Indonesia,
tercatat memiliki sekitar 472 kelompok etnis (termasuk kelompok-kelompok
sub-etnis di dalamnya).[1]
Rasanya, tidak ada bangsa manapun yang memiliki kelompok etnis sebegitu besar
selain Indonesia. Setiap kelompok etnis (bersama dengan kelompok sub-etnisnya)
memiliki kultur dan peradaban masing-masing.
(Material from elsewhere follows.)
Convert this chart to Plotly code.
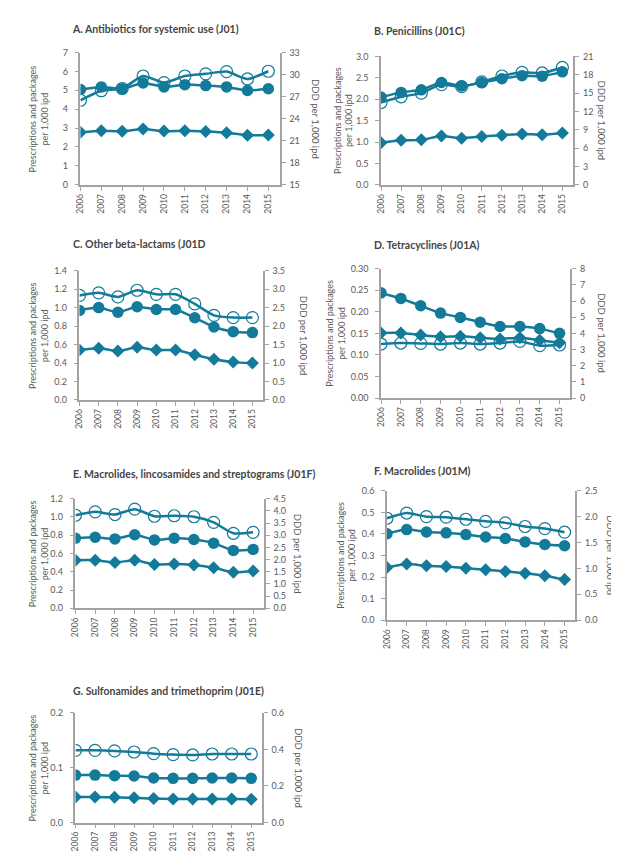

Meski berbeda, setiap kultur dan
peradaban oleh orang Indonesia biasa disebut sebagai ‘adat’.[2]
“Adat” menjadi kata yang menghimpun secara longgar seluruh kultur dan peradaban
yang berlainan dari semua suku pribumi di Indonesia di bawah satu payung.[3]
Namun,
kita tak bisa mengelak, begitu banyak pihak yang salah menilai bahkan sangat
membenci adat.[4]
Akar kebencian terhadap adat sesungguhnya sederhana, yakni karena mereka hanya
menggunakan pikiran alias keakuan di dalam memahami adat.[5]
Padahal, jika pendekatan terhadap adat menggunakan hati, dipastikan pemahaman
mengenai adat akan ditempatkan secara bijaksana.
Mestinya,
pendekatan yang dilakukan bukan hanya teoritik tapi juga dibarengi laku.
Karena, yang dimaksud pengetahuan adalah satu kesatuan dari ilmu dan amal. Hal
ini persis sebagaimana yang didendangkan Mangkunegaran IV dalam Serat
Wedhatama, bahw: “Ngelmu
iku, kalakone kanthi laku.[6]”
Bahwa satu pengetahuan akan diperoleh jika dibarengi dengan laku atau amaliah.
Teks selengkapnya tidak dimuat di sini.